Numerical Investigation of Rotor and Journal Bearing Parameters on Nonlinear Vibration of a Highly Flexible Rotor Considering Journal Angular Motion With Experimental Verification

Abstract

Abstract In this study, the nonlinear vibration (bifurcation type) of a highly flexible rotor supported by a journal bearing (JB) and self-aligning rolling element bearing (REB) under various configurations of rotor large disk mass/position, bearing length-to-diameter (L/D) ratio, and preload was investigated using two different bearing models: the model that considers both lateral and angular motion (Model A) and the model that considers just lateral motion (Model B). The rotor was modelled by 1-D finite elements (FE), and its degrees-of-freedom (DOF) was reduced to the DOF of the JB’s node by real mode component mode synthesis (CMS). Then, the shooting method and arclength continuation were applied to the reduced rotor model to obtain nonlinear limit cycles. Also, parallel computing was applied to the shooting method to shorten the calculation time. The stability of the obtained limit cycles was then determined by Floquet multiplier analysis. The experiment on the test rig with the same rotor and bearing parameters utilized in the calculation was carried out to verify the bearing models in each configuration. The calculation and experimental results showed that the bifurcation type calculated by Model A agreed with experimental results in all configurations.

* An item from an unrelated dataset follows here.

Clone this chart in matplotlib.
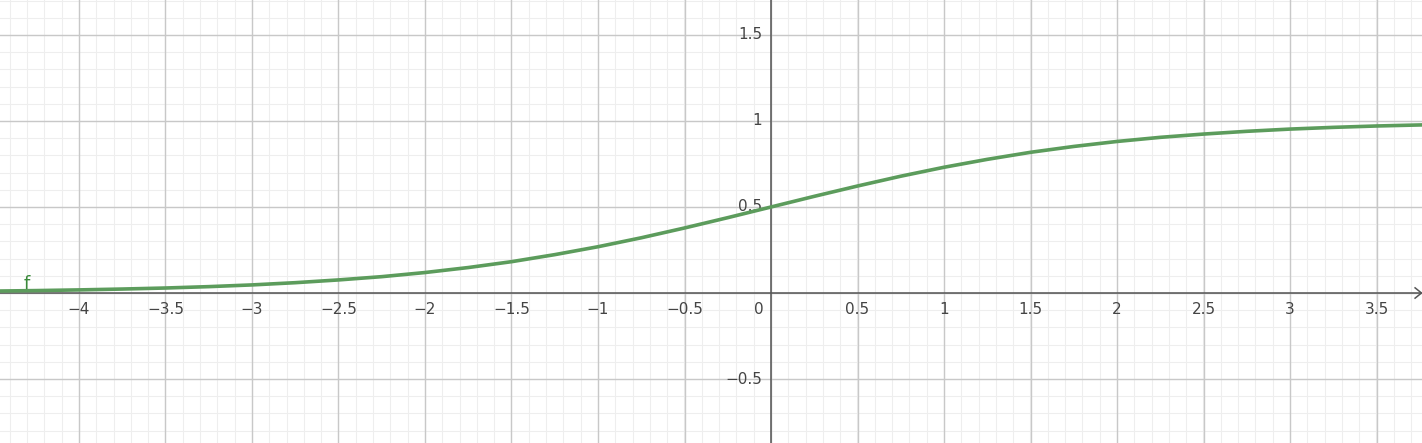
import matplotlib
matplotlib.use("Agg")
import matplotlib.pyplot as plt
import numpy as np

x_vals = [-4.5,-4.25,-4,-3.75,-3.5,-3.25,-3,-2.75,-2.5,-2.25,-2,-1.75,-1.5,-1.25,-1,-0.75,-0.5,-0.25,
          0,0.25,0.5,0.75,1,1.25,1.5,1.75,2,2.25,2.5,2.75,3,3.25,3.5,3.75,4]
y_vals = [0.011,0.014,0.018,0.023,0.029,0.037,0.047,0.060,0.076,0.095,0.119,0.148,0.182,0.223,0.269,0.321,0.378,0.438,
          0.5,0.562,0.622,0.679,0.731,0.777,0.818,0.852,0.881,0.905,0.924,0.940,0.953,0.963,0.971,0.977,0.982]
x_ticks = [-4,-3.5,-3,-2.5,-2,-1.5,-1,-0.5,0.5,1,1.5,2,2.5,3,3.5]
y_ticks = [-0.5,0.5,1,1.5]

fig = plt.figure(figsize=(14.22,4.43), dpi=100)
ax = fig.add_axes([0,0,1,1])
xmin, xmax = -771/173, (1422-771)/173
ymin, ymax = -(443-293)/172, 293/172
ax.set_xlim(xmin, xmax); ax.set_ylim(ymin, ymax)
for s in ax.spines.values(): s.set_visible(False)
ax.set_xticks([]); ax.set_yticks([])

for v in np.arange(-4.5, 4.0, 0.1):
    ax.axvline(v, color='#eeeeee', lw=0.8, zorder=0)
for v in np.arange(-0.9, 1.8, 0.1):
    ax.axhline(v, color='#eeeeee', lw=0.8, zorder=0)
for v in np.arange(-4.5, 4.0, 0.5):
    ax.axvline(v, color='#c8c8c8', lw=1, zorder=1)
for v in np.arange(-1.0, 2.0, 0.5):
    ax.axhline(v, color='#c8c8c8', lw=1, zorder=1)
ax.axhline(0, color='#555555', lw=1.1, zorder=2)
ax.axvline(0, color='#555555', lw=1.1, zorder=2)
ax.plot([xmax-0.04, xmax-0.003, xmax-0.04], [0.03, 0, -0.03], color='#555555', lw=1.1, zorder=2)

def fmt(v):
    return ('%g' % v).replace('-', '\u2212')
for t in x_ticks:
    ax.text(t, -0.05, fmt(t), ha='center', va='top', fontsize=11, color='#444444')
ax.text(-0.04, -0.05, '0', ha='right', va='top', fontsize=11, color='#444444')
for t in y_ticks:
    ax.text(-0.05, t, fmt(t), ha='right', va='center', fontsize=11, color='#444444')

ax.plot(x_vals, y_vals, color='#5c9c5c', lw=2.6, zorder=3, solid_capstyle='round')
ax.text(-4.3, 0.0, 'f', color='#3a8a3a', fontsize=13, ha='center', va='bottom')
fig.savefig('out.png', dpi=100)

In addition, if the L/D ratio was short or the large disk position was near the rotor midspan, the bifurcation type obtained from both Model A and B agreed with the experimental results. The discrepancy in bifurcation type obtained from both bearing models only occurred in the cases that the L/D ratio was long and the large disk position was near the JB. Lastly, decreasing the L/D ratio, increasing preload, and moving the large disk position closer to the JB tended to change the bifurcation type from subcritical to supercritical.